Primal drives trump knowledge
Maryanne was a health care professional, yet made conscious choices that she knew were unhealthy. Like many, she said Yes when she should have said No; allowing primal drives to make choices that trump knowledge.
So, what’s going on? First, Maryanne’s behavior was driven by physiological hunger, she had to eat. Second, she was at an energetic low, so severely stressed out that emotion trumped reason. To take better care of herself, to make healthier choices, required energy she did not have. Choosing to eat what was available was the path of least resistance. Further, the sugar in the cookies provided more than just quick energy. It was comforting, filling an emotional need. The cookies reminded her of Grandmother serving cookies and milk; they were good memories; and Maryann needed that sense of love and comfort.
Maryanne is an amalgam of clients I have seen. Intelligent, knowledgeable people who gobble a whole tub of ice cream or indulge in candy bars just to cope with stress. Though for some it is just as likely cigarettes, alcohol or drugs. At that instant they don’t think; they simply want a little respite from negative feelings, if only for an instant. It becomes a reluctant choice to accept the negative consequences they know must follow. They comfort themselves that the behavior is temporary, “I will do better tomorrow;” there is always tomorrow, but tomorrow never comes.
That is what allows a little lie (acceptable in the short term) to gradually morph into a habit, and the habit to become a standard of behavior. In other words, the lie grows so big that it becomes a lifestyle. Maryann’s lifestyle can be easily characterized as a daily cycle of stress and poor food choices. Proceeding from low energy, it is a downward spiral that leads people like Maryann down the road to obesity and metabolic illness.
The algorithm of stress, bad choices, denial and repetition is a well-established journey to premature death through what is called metabolic syndrome. In short, metabolic syndrome describes a symphony of symptoms. Your body experiences a malfunction in one area that brings about problems in other areas, until a critical mass of dysfunctions sets off alarms (more serious symptoms) that can no longer be ignored. Maintaining the original algorithm becomes too costly, in terms of money, time, pain or even life and death.

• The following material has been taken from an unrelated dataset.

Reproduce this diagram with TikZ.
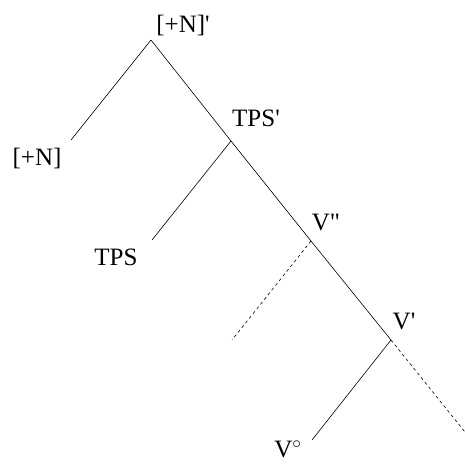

Maryann is on a downward cycle that goes like this. Work stressors raise the cortisol levels in her body. The combination of poor eating and high stress compromises her sleep. Low physical activity, high stress, and disruptive sleep lead to weight gain, elevated blood lipids, and high blood pressure; a recipe that will take Maryann into insulin resistance, ending eventually in Type II diabetes. Fast forward a few years, complications from the diabetes, hypertension and hyperlipidemia (high cholesterol) contribute to cardiovascular disease, kidney failure and stroke.
We consider these to be the normal consequences of aging. Indeed, such disease conditions take years to develop. As Maryann gains weight, she replaces her wardrobe with roomier clothing. A heavier body slows her down and makes physical activity increasingly uncomfortable, so she finds ways to avoid it.
It is a process of adding layers of unhealthiness to her life because, assuming her problems to be simply age-related, she continuously adapts. And she is not alone. As each medical problem is diagnosed, her doctor prescribes medication to take care of it. Negative side effects are countered with further medication.